* start INFORMATION SHOWN *

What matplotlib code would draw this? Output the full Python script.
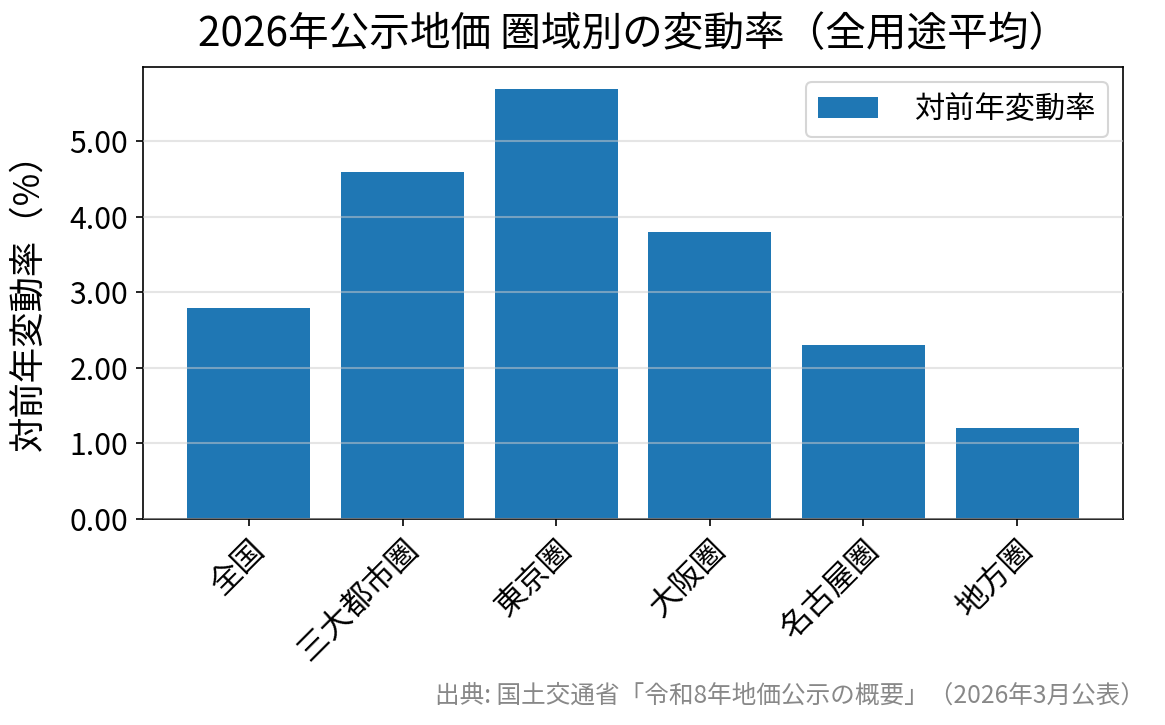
import matplotlib
matplotlib.use("Agg")
import matplotlib.pyplot as plt
from matplotlib.ticker import FormatStrFormatter

plt.rcParams['font.family'] = ['Noto Sans CJK JP', 'DejaVu Sans']

categories = ["全国", "三大都市圏", "東京圏", "大阪圏", "名古屋圏", "地方圏"]
values = [2.8, 4.6, 5.7, 3.8, 2.3, 1.2]
title = "2026年公示地価 圏域別の変動率（全用途平均）"
ylabel = "対前年変動率（%）"
legend_label = "対前年変動率"
source = "出典: 国土交通省「令和8年地価公示の概要」（2026年3月公表）"

fig = plt.figure(figsize=(1165/150, 725/150), dpi=150)
ax = fig.add_axes([0.1227, 0.2841, 0.9640-0.1227, 0.9076-0.2841])
x = list(range(len(categories)))
ax.bar(x, values, width=0.8, color="#1f77b4", label=legend_label)
ax.set_xticks(x)
ax.set_xticklabels(categories, rotation=45, ha="right", rotation_mode="anchor", fontsize=15)
ax.set_ylim(0, 5.985)
ax.yaxis.set_major_formatter(FormatStrFormatter("%.2f"))
ax.tick_params(axis="y", labelsize=14.5)
ax.set_ylabel(ylabel, fontsize=17, labelpad=11)
ax.set_title(title, fontsize=19.5, pad=10)
ax.grid(axis="y", color="#cccccc", alpha=0.5, linewidth=1.0)
ax.set_axisbelow(False)
ax.legend(loc="upper right", fontsize=14.5, handletextpad=1.2)
fig.text(0.983, 0.022, source, ha="right", va="bottom", fontsize=11.8, color="#888888")
fig.savefig("out.png", dpi=150)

* end INFORMATION SHOWN *

Leave out the pictures and output the rest of the material exactly as written.

• FINAL RESULT
What matplotlib code would draw this? Output the full Python script.
import matplotlib
matplotlib.use("Agg")
import matplotlib.pyplot as plt
from matplotlib.ticker import FormatStrFormatter

plt.rcParams['font.family'] = ['Noto Sans CJK JP', 'DejaVu Sans']

categories = ["全国", "三大都市圏", "東京圏", "大阪圏", "名古屋圏", "地方圏"]
values = [2.8, 4.6, 5.7, 3.8, 2.3, 1.2]
title = "2026年公示地価 圏域別の変動率（全用途平均）"
ylabel = "対前年変動率（%）"
legend_label = "対前年変動率"
source = "出典: 国土交通省「令和8年地価公示の概要」（2026年3月公表）"

fig = plt.figure(figsize=(1165/150, 725/150), dpi=150)
ax = fig.add_axes([0.1227, 0.2841, 0.9640-0.1227, 0.9076-0.2841])
x = list(range(len(categories)))
ax.bar(x, values, width=0.8, color="#1f77b4", label=legend_label)
ax.set_xticks(x)
ax.set_xticklabels(categories, rotation=45, ha="right", rotation_mode="anchor", fontsize=15)
ax.set_ylim(0, 5.985)
ax.yaxis.set_major_formatter(FormatStrFormatter("%.2f"))
ax.tick_params(axis="y", labelsize=14.5)
ax.set_ylabel(ylabel, fontsize=17, labelpad=11)
ax.set_title(title, fontsize=19.5, pad=10)
ax.grid(axis="y", color="#cccccc", alpha=0.5, linewidth=1.0)
ax.set_axisbelow(False)
ax.legend(loc="upper right", fontsize=14.5, handletextpad=1.2)
fig.text(0.983, 0.022, source, ha="right", va="bottom", fontsize=11.8, color="#888888")
fig.savefig("out.png", dpi=150)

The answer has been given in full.